I am trying to find all objects belonging to a source url and I am doing it in a loop with pagination:

filters = Filter.by_property("url").equal(url)
        returned = self.client.collections.get(class_name).query.fetch_objects(limit=limit, offset=offset, filters=filters)
        if(returned is None):
            return -1
        all = returned
        while(len(returned.objects)>=limit):
            offset = offset+ limit
            returned =self.client.collections.get(class_name).query.fetch_objects(limit=limit, offset=offset, filters=filters)
            if(returned is not None and returned.objects is not None):
                all.objects += returned.objects
        return all

Cursor doesn’t seem to allow filtering from the documentation on website? How can I do this?

This is sadly not possible and you’d have to do filtering on the client

Oh gosh, so in theory there might be records that are unreachable via pagination… Is there a workaround people use? Like if I need the names of people in a specific city and they exceed the pagination limit?

Do I need to pair this with a different database for such issues?

There are two related but slightly different things:

a) pagination

If you do a search (hybrid, near_vector, filter, sort etc), weaviate does the search and then creates a list with all objects that fit the search in memory. To avoid crashing weaviate with OOM there is a limit. You can use pagination (offset+limit) to walk through this list.

b) Cursor API

The objects have a “natural” order on disk and can be accessed in this order without loading the objects into memory. You can use the cursor API/iterator in python to do this and access all objects in weaviate this way. Then you can filter the objects that you need locally.

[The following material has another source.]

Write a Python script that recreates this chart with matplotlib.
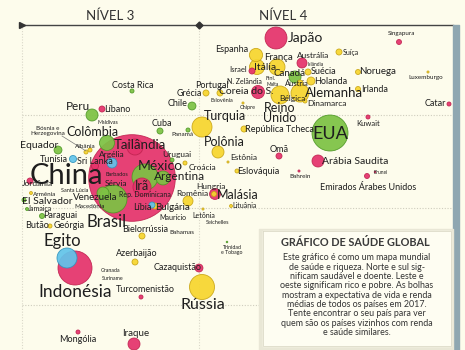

Thanks - with the cursor api though - I would need to go through 100 million objects and then filter them on the client… If I make a feature request for this to be added to cursor is there a way to make this feasible to be done on the database?

In all honesty, even if the server filtered itself this would be useful to lower data transfer speeds. So even an inefficient database protocol here would have benefits?

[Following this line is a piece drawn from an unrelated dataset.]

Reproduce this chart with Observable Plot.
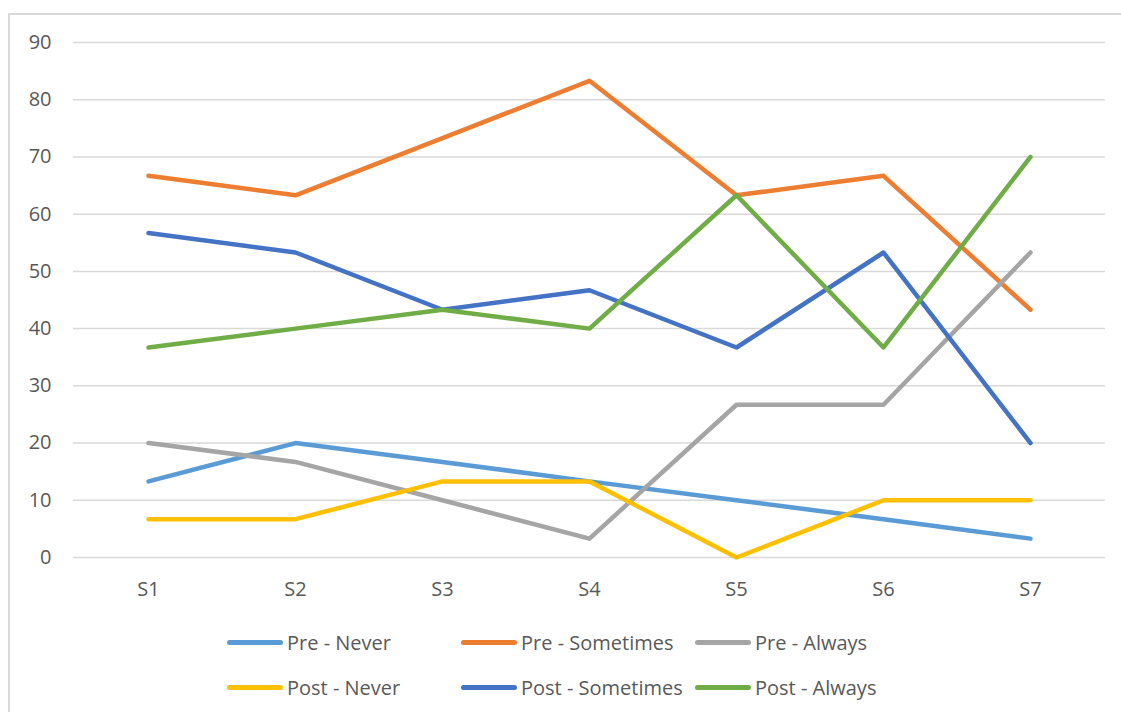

Or is this the type of thing that is so bad that it shouldn’t be offered at all?

The database would have to iterate through all objects and do the check one-by-one. In principle it should be possible and feel free to do a feature request, but I don’t think that it would be added soonish (although that is not my decision)

1 Like

Not an ideal solution tbh.

Problem: How can I add data if it might exist already (python client throws error). so i can’t add without paginating… I feel like this is new, is this a database or client change? ie: throwing error on existing data.

Workaround: Delete all data matching filter and re-upload in batch.

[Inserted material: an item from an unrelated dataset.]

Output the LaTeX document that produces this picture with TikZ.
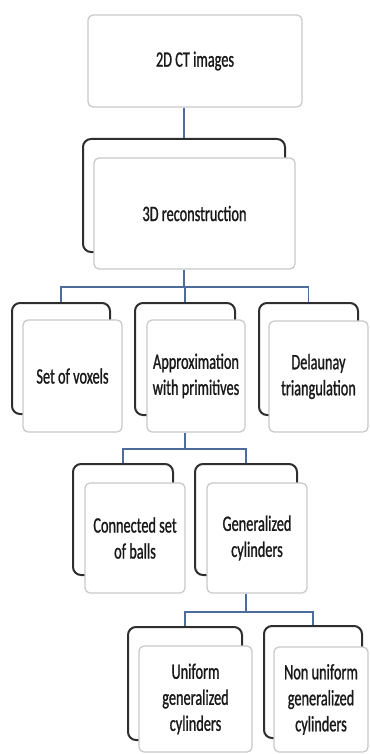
\documentclass[tikz,border=0pt]{standalone}
\usepackage{fontspec}
\newfontfamily\diagfont[FakeStretch=0.65,FakeBold=1]{Carlito}
\definecolor{framedark}{HTML}{2E2E2E}
\definecolor{framelight}{HTML}{C8C8C8}
\definecolor{linkblue}{HTML}{4D6C9C}

\begin{document}
\begin{tikzpicture}[x=1pt,y=-1pt,
  backbox/.style={draw=framedark,line width=2pt,rounded corners=8pt,inner sep=0pt},
  frontbox/.style={draw=framelight,fill=white,line width=1.2pt,rounded corners=5pt,inner sep=0pt,
    align=center,text=black!90,font=\diagfont\fontsize{22}{26}\selectfont},
  link/.style={draw=linkblue,line width=1.2pt}]
\useasboundingbox (0,0) rectangle (369,754);
% level 1
\node[frontbox,minimum width=214pt,minimum height=92pt] (ctimg) at (195,61) {2D CT images};
% level 2
\node[backbox,minimum width=202pt,minimum height=113pt] (recdark) at (184,195.5) {};
\node[frontbox,minimum width=201pt,minimum height=111pt] (recfront) at (194.5,213.5) {3D reconstruction};
% level 3
\node[backbox,minimum width=98pt,minimum height=111pt] (voxdark) at (61,358.5) {};
\node[frontbox,minimum width=99pt,minimum height=112pt] (voxfront) at (72.5,376) {Set of voxels};
\node[backbox,minimum width=100pt,minimum height=112pt] (appdark) at (185,359) {};
\node[frontbox,minimum width=98pt,minimum height=112pt] (appfront) at (196,376) {Approximation\\with primitives};
\node[backbox,minimum width=99pt,minimum height=112pt] (deldark) at (308.5,359) {};
\node[frontbox,minimum width=99pt,minimum height=111pt] (delfront) at (318.5,376.5) {Delaunay\\triangulation};
% level 4
\node[backbox,minimum width=100pt,minimum height=111pt] (balldark) at (123,519.5) {};
\node[frontbox,minimum width=100pt,minimum height=110pt] (ballfront) at (135,538) {Connected set\\of balls};
\node[backbox,minimum width=102pt,minimum height=111pt] (cyldark) at (246,519.5) {};
\node[frontbox,minimum width=100pt,minimum height=110pt] (cylfront) at (257,538) {Generalized\\cylinders};
% level 5
\node[backbox,minimum width=114pt,minimum height=113pt] (unidark) at (185,683.5) {};
\node[frontbox,minimum width=113pt,minimum height=106pt] (unifront) at (195.5,699) {Uniform\\generalized\\cylinders};
\node[backbox,minimum width=98pt,minimum height=112pt] (nondark) at (313,682) {};
\node[frontbox,minimum width=94pt,minimum height=105pt] (nonfront) at (321,699.5) {Non uniform\\generalized\\cylinders};
% connectors
\coordinate (busa) at (0,287);
\coordinate (busb) at (0,449);
\coordinate (busc) at (0,612);
\draw[link] (recdark.north |- ctimg.south) -- (recdark.north);
\draw[link] (recdark |- recfront.south) -- (recdark |- busa) -| (voxdark.north);
\draw[link] (recdark |- busa) -| (appdark.north);
\draw[link] (recdark |- busa) -| (deldark.north);
\draw[link] (appdark |- appfront.south) -- (appdark |- busb) -| (balldark.north);
\draw[link] (appdark |- busb) -| (cyldark.north);
\draw[link] (cyldark |- cylfront.south) -- (cyldark |- busc) -| (unidark.north);
\draw[link] (cyldark |- busc) -| (nondark.north);
\end{tikzpicture}
\end{document}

I can’t paginate, but at least it can be searched…

1 Like

How can I add data if it might exist already (python client throws error).

The python client (or rather weaviate) only throws an error if there is an object with the same UUID present (for single object inserts, for batch inserts it overwrites existing obejcts). You can easily check with collection.data.exists(UUID) if an objec with that UUID is already present.

You can add as many objects with identical data as you want as long as the UUID is different.

What exactly are you trying to do? Maybe there is an easier way to structure your data?

@Dirk Oh, that’s a good point. I am generating uuids based off of unique data for the object (so yes, I can check the uuid! Good point!) - and in fact I don’t want collisions - so that makes sense.

I hadn’t thought of looping through individuals by generating the uuid for doing search as well - thanks! Obvious, but didn’t occur to me - so this works well enough for now.